[start of RAW DATA]

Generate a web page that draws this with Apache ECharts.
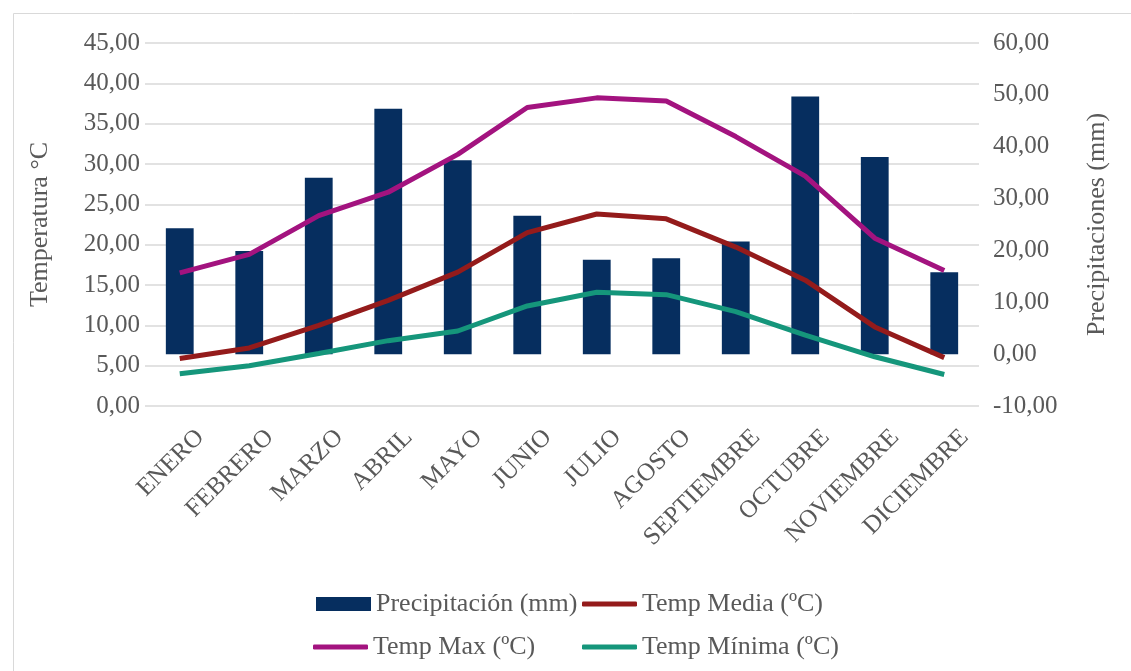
<!DOCTYPE html>
<html><head><meta charset="utf-8">
<script src="https://cdn.jsdelivr.net/npm/echarts@6/dist/echarts.min.js"></script>
<style>html,body{margin:0;padding:0;background:#fff}#c{width:1131px;height:671px}</style>
</head><body><div id="c"></div>
<script>
const categories = ['ENERO','FEBRERO','MARZO','ABRIL','MAYO','JUNIO','JULIO','AGOSTO','SEPTIEMBRE','OCTUBRE','NOVIEMBRE','DICIEMBRE'];
const precipitacion = [24.3, 19.9, 34.0, 47.3, 37.4, 26.7, 18.2, 18.5, 21.7, 49.7, 38.0, 15.8];
const tempMedia = [5.9, 7.2, 10.0, 13.1, 16.6, 21.5, 23.8, 23.2, 19.7, 15.6, 9.8, 6.0];
const tempMax = [16.5, 18.8, 23.6, 26.5, 31.2, 37.0, 38.2, 37.8, 33.4, 28.5, 20.8, 16.8];
const tempMin = [4.0, 5.0, 6.5, 8.1, 9.3, 12.4, 14.1, 13.8, 11.7, 8.8, 6.1, 3.9];

const font = 'Liberation Serif';
const grey = '#595959';
const fmt = v => v.toFixed(2).replace('.', ',');
const legendText = {fontFamily: font, fontSize: 26, color: grey};
const barLegend = {itemWidth: 55, itemHeight: 14, icon: 'rect', textStyle: legendText};
const lineLegend = {itemWidth: 55, itemHeight: 5, icon: 'roundRect', textStyle: legendText};

const chart = echarts.init(document.getElementById('c'));
chart.setOption({
  animation: false,
  textStyle: {fontFamily: font},
  graphic: [{type: 'rect', shape: {x: 13.5, y: 13.5, width: 1130, height: 670},
    style: {fill: 'none', stroke: '#d9d9d9', lineWidth: 1}}],
  grid: {left: 145, right: 152, top: 43, bottom: 265},
  legend: [
    Object.assign({data: ['Precipitación (mm)'], left: 311, top: 586}, barLegend),
    Object.assign({data: ['Temp Media (ºC)'], left: 577, top: 586}, lineLegend),
    Object.assign({data: ['Temp Max (ºC)'], left: 308, top: 629}, lineLegend),
    Object.assign({data: ['Temp Mínima (ºC)'], left: 577, top: 629}, lineLegend)
  ],
  xAxis: {type: 'category', data: categories,
    axisLine: {show: false}, axisTick: {show: false},
    axisLabel: {rotate: 45, interval: 0, fontFamily: font, fontSize: 25, color: grey, margin: 7,
      align: 'right', verticalAlign: 'top', lineHeight: 58}},
  yAxis: [
    {type: 'value', min: 0, max: 45, interval: 5, name: 'Temperatura °C',
     nameLocation: 'middle', nameGap: 92, nameRotate: 90,
     nameTextStyle: {fontFamily: font, fontSize: 26, color: grey},
     axisLabel: {formatter: fmt, fontFamily: font, fontSize: 25, color: grey, margin: 5},
     splitLine: {lineStyle: {color: '#d9d9d9', width: 1.5}},
     axisLine: {show: false}, axisTick: {show: false}},
    {type: 'value', min: -10, max: 60, interval: 10, name: 'Precipitaciones (mm)',
     nameLocation: 'middle', nameGap: 105, nameRotate: 90,
     nameTextStyle: {fontFamily: font, fontSize: 26, color: grey},
     axisLabel: {formatter: fmt, fontFamily: font, fontSize: 25, color: grey, margin: 14},
     splitLine: {show: false}, axisLine: {show: false}, axisTick: {show: false}}
  ],
  series: [
    {name: 'Precipitación (mm)', type: 'bar', yAxisIndex: 1, data: precipitacion,
     barWidth: '40%', itemStyle: {color: '#062e5f'}},
    {name: 'Temp Media (ºC)', type: 'line', yAxisIndex: 0, data: tempMedia,
     showSymbol: false, symbol: 'none', lineStyle: {color: '#941b1b', width: 5}, itemStyle: {color: '#941b1b'}},
    {name: 'Temp Max (ºC)', type: 'line', yAxisIndex: 0, data: tempMax,
     showSymbol: false, symbol: 'none', lineStyle: {color: '#a3137f', width: 5}, itemStyle: {color: '#a3137f'}},
    {name: 'Temp Mínima (ºC)', type: 'line', yAxisIndex: 0, data: tempMin,
     showSymbol: false, symbol: 'none', lineStyle: {color: '#15967b', width: 5}, itemStyle: {color: '#15967b'}}
  ]
});
</script></body></html>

[end of RAW DATA]

TO BE DONE
Restate the data above exactly, stripping out each image.

CORRECT RESULT
Generate a web page that draws this with Apache ECharts.
<!DOCTYPE html>
<html><head><meta charset="utf-8">
<script src="https://cdn.jsdelivr.net/npm/echarts@6/dist/echarts.min.js"></script>
<style>html,body{margin:0;padding:0;background:#fff}#c{width:1131px;height:671px}</style>
</head><body><div id="c"></div>
<script>
const categories = ['ENERO','FEBRERO','MARZO','ABRIL','MAYO','JUNIO','JULIO','AGOSTO','SEPTIEMBRE','OCTUBRE','NOVIEMBRE','DICIEMBRE'];
const precipitacion = [24.3, 19.9, 34.0, 47.3, 37.4, 26.7, 18.2, 18.5, 21.7, 49.7, 38.0, 15.8];
const tempMedia = [5.9, 7.2, 10.0, 13.1, 16.6, 21.5, 23.8, 23.2, 19.7, 15.6, 9.8, 6.0];
const tempMax = [16.5, 18.8, 23.6, 26.5, 31.2, 37.0, 38.2, 37.8, 33.4, 28.5, 20.8, 16.8];
const tempMin = [4.0, 5.0, 6.5, 8.1, 9.3, 12.4, 14.1, 13.8, 11.7, 8.8, 6.1, 3.9];

const font = 'Liberation Serif';
const grey = '#595959';
const fmt = v => v.toFixed(2).replace('.', ',');
const legendText = {fontFamily: font, fontSize: 26, color: grey};
const barLegend = {itemWidth: 55, itemHeight: 14, icon: 'rect', textStyle: legendText};
const lineLegend = {itemWidth: 55, itemHeight: 5, icon: 'roundRect', textStyle: legendText};

const chart = echarts.init(document.getElementById('c'));
chart.setOption({
  animation: false,
  textStyle: {fontFamily: font},
  graphic: [{type: 'rect', shape: {x: 13.5, y: 13.5, width: 1130, height: 670},
    style: {fill: 'none', stroke: '#d9d9d9', lineWidth: 1}}],
  grid: {left: 145, right: 152, top: 43, bottom: 265},
  legend: [
    Object.assign({data: ['Precipitación (mm)'], left: 311, top: 586}, barLegend),
    Object.assign({data: ['Temp Media (ºC)'], left: 577, top: 586}, lineLegend),
    Object.assign({data: ['Temp Max (ºC)'], left: 308, top: 629}, lineLegend),
    Object.assign({data: ['Temp Mínima (ºC)'], left: 577, top: 629}, lineLegend)
  ],
  xAxis: {type: 'category', data: categories,
    axisLine: {show: false}, axisTick: {show: false},
    axisLabel: {rotate: 45, interval: 0, fontFamily: font, fontSize: 25, color: grey, margin: 7,
      align: 'right', verticalAlign: 'top', lineHeight: 58}},
  yAxis: [
    {type: 'value', min: 0, max: 45, interval: 5, name: 'Temperatura °C',
     nameLocation: 'middle', nameGap: 92, nameRotate: 90,
     nameTextStyle: {fontFamily: font, fontSize: 26, color: grey},
     axisLabel: {formatter: fmt, fontFamily: font, fontSize: 25, color: grey, margin: 5},
     splitLine: {lineStyle: {color: '#d9d9d9', width: 1.5}},
     axisLine: {show: false}, axisTick: {show: false}},
    {type: 'value', min: -10, max: 60, interval: 10, name: 'Precipitaciones (mm)',
     nameLocation: 'middle', nameGap: 105, nameRotate: 90,
     nameTextStyle: {fontFamily: font, fontSize: 26, color: grey},
     axisLabel: {formatter: fmt, fontFamily: font, fontSize: 25, color: grey, margin: 14},
     splitLine: {show: false}, axisLine: {show: false}, axisTick: {show: false}}
  ],
  series: [
    {name: 'Precipitación (mm)', type: 'bar', yAxisIndex: 1, data: precipitacion,
     barWidth: '40%', itemStyle: {color: '#062e5f'}},
    {name: 'Temp Media (ºC)', type: 'line', yAxisIndex: 0, data: tempMedia,
     showSymbol: false, symbol: 'none', lineStyle: {color: '#941b1b', width: 5}, itemStyle: {color: '#941b1b'}},
    {name: 'Temp Max (ºC)', type: 'line', yAxisIndex: 0, data: tempMax,
     showSymbol: false, symbol: 'none', lineStyle: {color: '#a3137f', width: 5}, itemStyle: {color: '#a3137f'}},
    {name: 'Temp Mínima (ºC)', type: 'line', yAxisIndex: 0, data: tempMin,
     showSymbol: false, symbol: 'none', lineStyle: {color: '#15967b', width: 5}, itemStyle: {color: '#15967b'}}
  ]
});
</script></body></html>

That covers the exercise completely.